AIM ▸
No pictures go into the copy. Write out exactly the lines below from the one containing "Recreate this image as a Python" through the one containing "ax = fig.add_axes([57".

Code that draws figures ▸

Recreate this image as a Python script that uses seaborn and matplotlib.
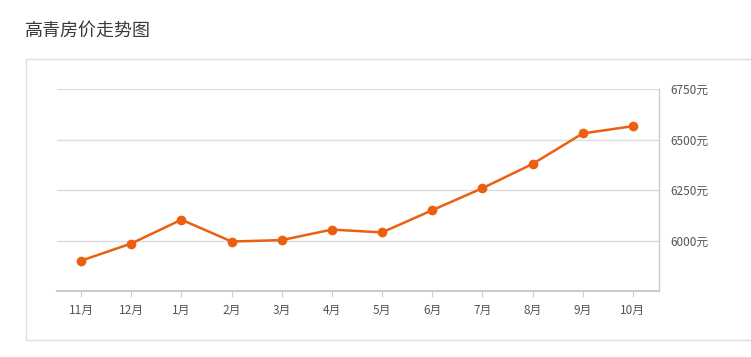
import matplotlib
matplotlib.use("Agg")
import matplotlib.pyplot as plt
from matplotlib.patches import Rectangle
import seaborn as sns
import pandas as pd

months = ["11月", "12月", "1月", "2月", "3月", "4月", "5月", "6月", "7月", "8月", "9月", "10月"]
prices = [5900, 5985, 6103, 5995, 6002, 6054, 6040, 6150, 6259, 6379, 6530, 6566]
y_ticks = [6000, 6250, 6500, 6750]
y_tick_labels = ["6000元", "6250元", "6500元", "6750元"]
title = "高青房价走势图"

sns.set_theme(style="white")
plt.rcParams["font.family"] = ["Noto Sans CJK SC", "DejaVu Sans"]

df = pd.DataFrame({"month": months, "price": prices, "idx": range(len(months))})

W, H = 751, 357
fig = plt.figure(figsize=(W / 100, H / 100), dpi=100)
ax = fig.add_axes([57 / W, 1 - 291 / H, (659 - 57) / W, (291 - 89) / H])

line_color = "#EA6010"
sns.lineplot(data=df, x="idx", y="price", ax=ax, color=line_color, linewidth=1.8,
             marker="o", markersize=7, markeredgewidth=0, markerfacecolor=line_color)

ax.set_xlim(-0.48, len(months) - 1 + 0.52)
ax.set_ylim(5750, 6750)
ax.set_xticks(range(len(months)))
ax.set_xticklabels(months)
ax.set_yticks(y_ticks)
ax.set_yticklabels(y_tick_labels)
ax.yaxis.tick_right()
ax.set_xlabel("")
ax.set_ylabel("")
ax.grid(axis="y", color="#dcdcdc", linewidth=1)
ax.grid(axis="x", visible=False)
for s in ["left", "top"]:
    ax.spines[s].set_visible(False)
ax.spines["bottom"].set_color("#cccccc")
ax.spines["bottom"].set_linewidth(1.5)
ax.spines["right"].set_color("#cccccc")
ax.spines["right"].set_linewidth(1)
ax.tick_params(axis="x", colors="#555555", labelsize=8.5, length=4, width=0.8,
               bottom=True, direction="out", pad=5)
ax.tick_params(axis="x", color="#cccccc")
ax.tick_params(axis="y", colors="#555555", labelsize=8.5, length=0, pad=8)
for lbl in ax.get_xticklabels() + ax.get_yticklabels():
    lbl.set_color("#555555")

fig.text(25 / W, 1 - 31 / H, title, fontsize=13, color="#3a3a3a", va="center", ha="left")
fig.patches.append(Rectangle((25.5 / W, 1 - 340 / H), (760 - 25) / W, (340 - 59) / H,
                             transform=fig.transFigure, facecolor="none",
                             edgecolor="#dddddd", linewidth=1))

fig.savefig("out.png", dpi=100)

--

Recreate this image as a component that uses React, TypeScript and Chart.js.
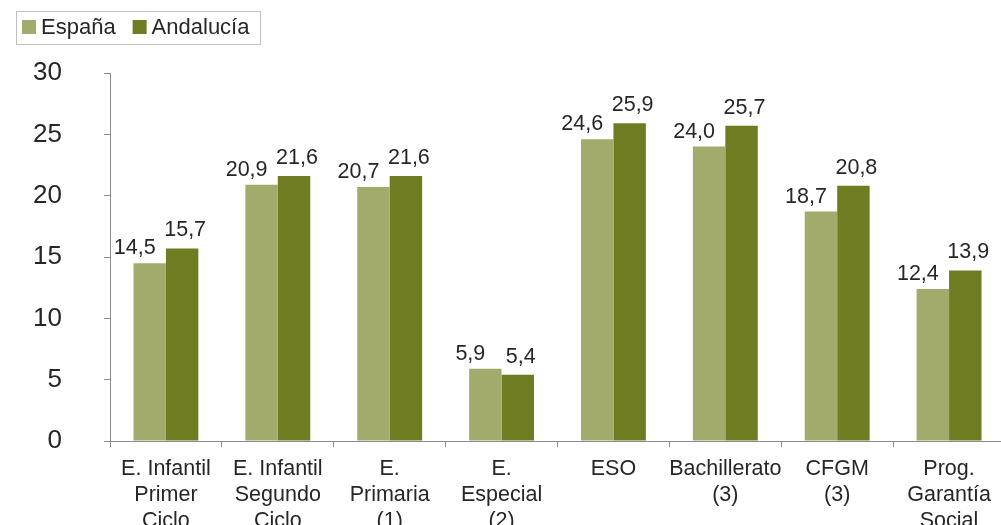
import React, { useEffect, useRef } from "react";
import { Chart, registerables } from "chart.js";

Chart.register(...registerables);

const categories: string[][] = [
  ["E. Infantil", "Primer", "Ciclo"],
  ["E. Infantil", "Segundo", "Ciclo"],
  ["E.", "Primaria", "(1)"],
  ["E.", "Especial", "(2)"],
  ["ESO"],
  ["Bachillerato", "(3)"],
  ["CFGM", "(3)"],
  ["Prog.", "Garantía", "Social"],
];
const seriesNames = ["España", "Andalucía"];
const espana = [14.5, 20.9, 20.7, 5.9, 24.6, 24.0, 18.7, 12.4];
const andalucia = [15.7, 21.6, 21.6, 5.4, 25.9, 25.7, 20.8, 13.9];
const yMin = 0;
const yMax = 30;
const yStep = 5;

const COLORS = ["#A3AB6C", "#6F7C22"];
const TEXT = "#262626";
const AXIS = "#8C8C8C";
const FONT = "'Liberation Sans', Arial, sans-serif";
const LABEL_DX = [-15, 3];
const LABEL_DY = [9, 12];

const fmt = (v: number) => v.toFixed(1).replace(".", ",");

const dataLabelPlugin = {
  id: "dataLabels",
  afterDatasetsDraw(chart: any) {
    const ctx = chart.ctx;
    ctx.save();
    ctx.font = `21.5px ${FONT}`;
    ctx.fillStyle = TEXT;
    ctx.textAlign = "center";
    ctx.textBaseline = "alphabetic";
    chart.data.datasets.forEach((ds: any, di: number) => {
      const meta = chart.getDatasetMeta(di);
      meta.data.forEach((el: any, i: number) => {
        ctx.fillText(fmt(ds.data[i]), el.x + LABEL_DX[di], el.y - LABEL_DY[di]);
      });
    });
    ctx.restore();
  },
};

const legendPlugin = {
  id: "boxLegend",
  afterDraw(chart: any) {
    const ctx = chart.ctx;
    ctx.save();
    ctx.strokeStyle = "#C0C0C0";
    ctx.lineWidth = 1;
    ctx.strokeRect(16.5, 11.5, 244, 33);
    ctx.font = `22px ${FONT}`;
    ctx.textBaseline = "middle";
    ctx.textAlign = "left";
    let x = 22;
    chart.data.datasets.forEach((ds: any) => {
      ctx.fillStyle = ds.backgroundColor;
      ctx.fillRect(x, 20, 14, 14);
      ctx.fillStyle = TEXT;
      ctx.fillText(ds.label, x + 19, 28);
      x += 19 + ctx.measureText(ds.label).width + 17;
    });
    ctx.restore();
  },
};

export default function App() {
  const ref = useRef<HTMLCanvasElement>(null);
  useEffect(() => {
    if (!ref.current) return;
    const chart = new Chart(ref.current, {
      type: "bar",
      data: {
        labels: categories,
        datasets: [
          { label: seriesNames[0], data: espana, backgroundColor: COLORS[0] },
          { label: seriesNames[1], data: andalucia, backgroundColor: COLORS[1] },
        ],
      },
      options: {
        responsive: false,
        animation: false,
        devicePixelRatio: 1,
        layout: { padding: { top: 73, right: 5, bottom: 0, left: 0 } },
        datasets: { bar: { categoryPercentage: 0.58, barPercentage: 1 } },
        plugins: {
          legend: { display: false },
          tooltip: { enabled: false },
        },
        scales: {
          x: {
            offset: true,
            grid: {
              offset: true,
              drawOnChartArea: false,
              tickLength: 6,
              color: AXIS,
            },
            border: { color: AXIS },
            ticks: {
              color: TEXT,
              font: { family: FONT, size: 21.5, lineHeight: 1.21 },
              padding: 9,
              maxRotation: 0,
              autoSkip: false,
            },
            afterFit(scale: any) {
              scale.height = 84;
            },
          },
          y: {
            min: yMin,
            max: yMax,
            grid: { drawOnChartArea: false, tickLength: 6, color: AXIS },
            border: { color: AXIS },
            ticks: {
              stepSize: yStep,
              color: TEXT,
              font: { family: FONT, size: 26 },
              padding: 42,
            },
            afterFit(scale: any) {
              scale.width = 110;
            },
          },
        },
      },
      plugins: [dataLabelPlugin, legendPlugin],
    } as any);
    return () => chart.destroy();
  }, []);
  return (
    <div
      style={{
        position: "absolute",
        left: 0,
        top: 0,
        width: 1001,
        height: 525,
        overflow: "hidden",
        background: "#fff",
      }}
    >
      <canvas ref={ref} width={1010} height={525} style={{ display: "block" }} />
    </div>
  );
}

ANSWER FOR THIS EXERCISE ▸
Recreate this image as a Python script that uses seaborn and matplotlib.
import matplotlib
matplotlib.use("Agg")
import matplotlib.pyplot as plt
from matplotlib.patches import Rectangle
import seaborn as sns
import pandas as pd

months = ["11月", "12月", "1月", "2月", "3月", "4月", "5月", "6月", "7月", "8月", "9月", "10月"]
prices = [5900, 5985, 6103, 5995, 6002, 6054, 6040, 6150, 6259, 6379, 6530, 6566]
y_ticks = [6000, 6250, 6500, 6750]
y_tick_labels = ["6000元", "6250元", "6500元", "6750元"]
title = "高青房价走势图"

sns.set_theme(style="white")
plt.rcParams["font.family"] = ["Noto Sans CJK SC", "DejaVu Sans"]

df = pd.DataFrame({"month": months, "price": prices, "idx": range(len(months))})

W, H = 751, 357
fig = plt.figure(figsize=(W / 100, H / 100), dpi=100)
ax = fig.add_axes([57 / W, 1 - 291 / H, (659 - 57) / W, (291 - 89) / H])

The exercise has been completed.